Esas aproximaciones litúrgicas fueron el punto de partida para una tarea en la que Vieira estará empeñado en las próximas semanas: reconstruir los lazos dentro del Mercosur y resucitar la Unasur, que está desactivada. Sobre esa plataforma, Lula intentará relanzar a Brasil como un actor internacional en relación con los Estados Unidos, Europa y China, en calidad de líder sudamericano.
El líder del PT ofreció ayer, como es su costumbre, algunas muestras de realismo. Hizo una defensa enfática de la libertad religiosa, garantizada para todos los cultos. Eran palabras muy esperadas por los evangélicos, que fueron un engranaje clave de la maquinaria electoral de Bolsonaro. Otra señal importante fue la designación de un militar con rango de ministro en el equipo de Seguridad. Es Marco Edson Gonçalves Dias, un general que fue su jefe de custodios durante años. Una señal de paz para un sector que estuvo muy alineado con el oficialismo saliente que, ahora deberá manejarses con un ministro de Defensa Civil: José Múcio Monteiro.
Contra lo que podría esperarse, el nuevo presidente tampoco habló de sus causas judiciales, ni se refirió a persecución alguna. Tampoco habló de una política destinada a combatir la corrupción.

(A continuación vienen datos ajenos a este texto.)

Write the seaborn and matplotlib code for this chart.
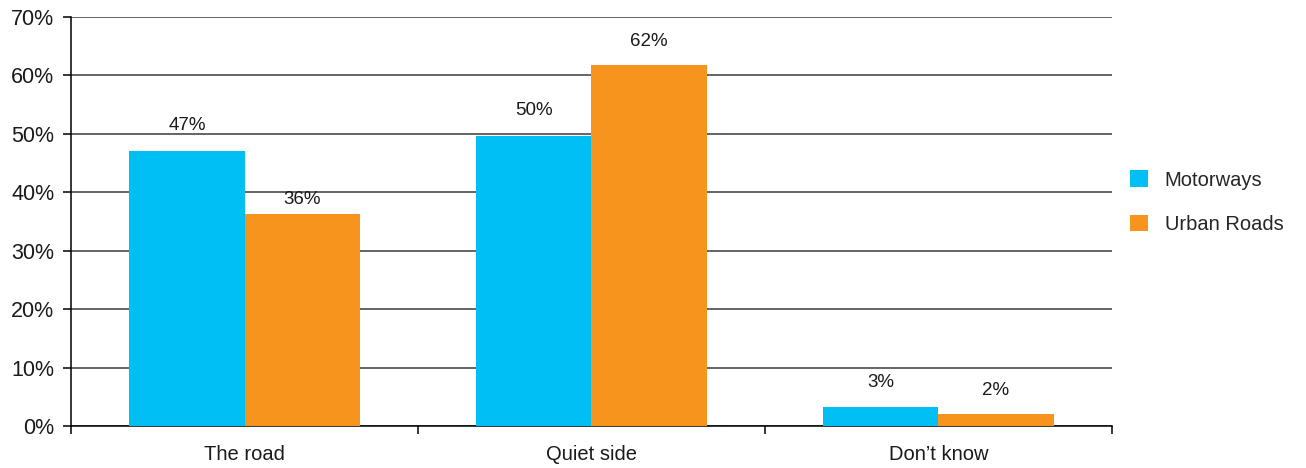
import pandas as pd
import numpy as np
import matplotlib.pyplot as plt
import seaborn as sns

# ------------------------------------------------------------------
# Data
# ------------------------------------------------------------------

categories = ['The road', 'Quiet side', 'Don\u2019t know']
series = ['Motorways', 'Urban Roads']
motorways = [47.1, 49.7, 3.2]
urban_roads = [36.3, 61.7, 2.0]
y_ticks = [0, 10, 20, 30, 40, 50, 60, 70]

df = pd.DataFrame({
    'Answer': categories * 2,
    'Road': [series[0]] * 3 + [series[1]] * 3,
    'Share': motorways + urban_roads,
})

# ------------------------------------------------------------------
# Plot
# ------------------------------------------------------------------

sns.set_style('white')
plt.rcParams['font.family'] = ['Liberation Sans', 'DejaVu Sans']

fig = plt.figure(figsize=(13.06, 4.68), dpi=100)
ax = fig.add_axes([0.0544, 0.0897, 0.797, 0.874])

colors = ['#00BFF3', '#F7941E']
sns.barplot(data=df, x='Answer', y='Share', hue='Road', order=categories,
            hue_order=series, palette=colors, width=0.664, saturation=1,
            ax=ax, zorder=3, linewidth=0)

# Value labels above the bars
offsets = {0: 12, 1: 12, 2: 12, 3: 4, 4: 11, 5: 11}
patches = [p for c in ax.containers for p in c]
for i, p in enumerate(patches):
    h = p.get_height()
    ax.annotate(f'{h:.0f}%', (p.get_x() + p.get_width() / 2, h),
                xytext=(0, offsets[i]), textcoords='offset points',
                ha='center', va='bottom', fontsize=13.5, color='#1a1a1a')

# Axes styling
ax.set_ylim(0, 70)
ax.set_xlim(-0.5, 2.5)
ax.set_yticks(y_ticks)
ax.set_yticklabels([f'{t}%' for t in y_ticks], fontsize=15.5, color='#1a1a1a')
ax.yaxis.grid(True, color='#3a3a3a', linewidth=1.1, zorder=0)
ax.set_axisbelow(True)
ax.tick_params(axis='y', direction='out', length=6, width=1.1, color='black', pad=6, left=True)
ax.set_xticks(range(len(categories)))
ax.set_xticklabels(categories, fontsize=14.5, color='#1a1a1a')
ax.set_xticks([-0.5, 0.5, 1.5, 2.5], minor=True)
ax.tick_params(axis='x', which='major', length=0, pad=14)
ax.tick_params(axis='x', which='minor', direction='out', length=6, width=1.1, color='black', bottom=True)
ax.set_xlabel('')
ax.set_ylabel('')

for side in ['top', 'right']:
    ax.spines[side].set_visible(False)
for side in ['left', 'bottom']:
    ax.spines[side].set_color('black')
    ax.spines[side].set_linewidth(1.1)

ax.legend(title=None, frameon=False, fontsize=14.5, loc='center left',
          bbox_to_anchor=(0.851, 0.568), bbox_transform=fig.transFigure,
          handlelength=0.9, handleheight=0.9, handletextpad=0.85, labelspacing=1.25)

fig.savefig('out.png', dpi=100)
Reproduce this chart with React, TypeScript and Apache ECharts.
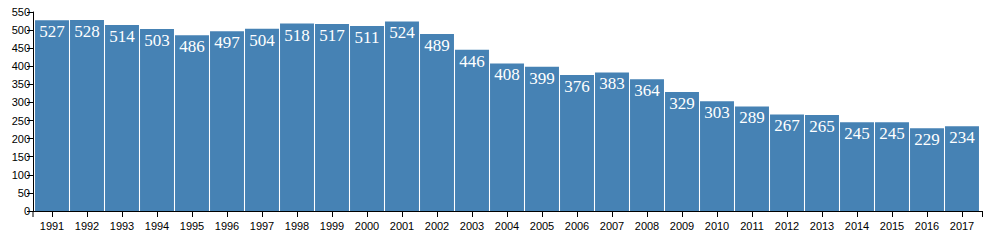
import React, { useEffect, useRef } from "react";
import * as echarts from "echarts";

const years = ["1991","1992","1993","1994","1995","1996","1997","1998","1999","2000","2001","2002","2003","2004","2005","2006","2007","2008","2009","2010","2011","2012","2013","2014","2015","2016","2017"];
const population = [527,528,514,503,486,497,504,518,517,511,524,489,446,408,399,376,383,364,329,303,289,267,265,245,245,229,234];
const yMax = 550;
const yInterval = 50;

export default function App() {
  const ref = useRef<HTMLDivElement>(null);
  useEffect(() => {
    if (!ref.current) return;
    const chart = echarts.init(ref.current, null, { renderer: "svg" });
    const left = 34.5, right = 11.5, top = 12, bottom = 31;
    const axisX0 = 33, axisX1 = 983;
    const W = 991, H = 242;
    const y0 = H - bottom;
    chart.setOption({
      animation: false,
      grid: { left, right, top, bottom, containLabel: false },
      xAxis: {
        type: "category",
        data: years,
        axisLine: { show: false },
        axisTick: { show: true, alignWithLabel: true, length: 6, lineStyle: { color: "#000" } },
        axisLabel: { color: "#000", fontSize: 11, fontFamily: "Liberation Sans, Arial, sans-serif", margin: 9 },
        splitLine: { show: false },
      },
      yAxis: {
        type: "value",
        min: 0,
        max: yMax,
        interval: yInterval,
        offset: left - axisX0,
        axisLine: { show: true, lineStyle: { color: "#000", width: 1 } },
        axisTick: { show: true, length: 6, lineStyle: { color: "#000" } },
        axisLabel: { color: "#000", fontSize: 11, fontFamily: "Liberation Sans, Arial, sans-serif", margin: 3 },
        splitLine: { show: false },
      },
      series: [
        {
          type: "bar",
          data: population,
          barCategoryGap: "3%",
          itemStyle: { color: "#4682b4" },
          label: {
            show: true,
            position: "insideTop",
            distance: 3,
            color: "#fff",
            fontSize: 17,
            fontFamily: "Liberation Serif, Georgia, serif",
          },
        },
      ],
      graphic: [
        { type: "line", z: 10, shape: { x1: axisX0, y1: y0 + 0.5, x2: axisX1, y2: y0 + 0.5 }, style: { stroke: "#000", lineWidth: 1 } },
        { type: "line", z: 10, shape: { x1: axisX0, y1: y0, x2: axisX0, y2: y0 + 6 }, style: { stroke: "#000", lineWidth: 1 } },
        { type: "line", z: 10, shape: { x1: axisX1 - 0.5, y1: y0, x2: axisX1 - 0.5, y2: y0 + 6 }, style: { stroke: "#000", lineWidth: 1 } },
      ],
    });
    return () => chart.dispose();
  }, []);
  return <div ref={ref} style={{ width: 991, height: 242, margin: -8 }} />;
}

El Lula que vuelve tiene rasgos distintos al que estuvo ya dos veces en el mismo lugar. El más relevante: está acompañado por Rosángela, “Janja”, una primera dama de gran protagonismo. De hecho, fue quien organizó la compleja ceremonia de toma del mando, que fue multitudinaria. Su presencia es importantísima en la nueva configuración oficialista.
En el balance final, el que volvió a ponerse el traje azul de presidente sigue ostentando las condiciones de un líder pragmático. “Un sindicalista que conoce el valor de un dos por ciento”, como supo definirlo José Sarney. O para ir a otro retrato, el de su amigo José Dirceu: “Alguien que, si tiene que optar entre el acelerador y el freno, siempre elegirá el freno”.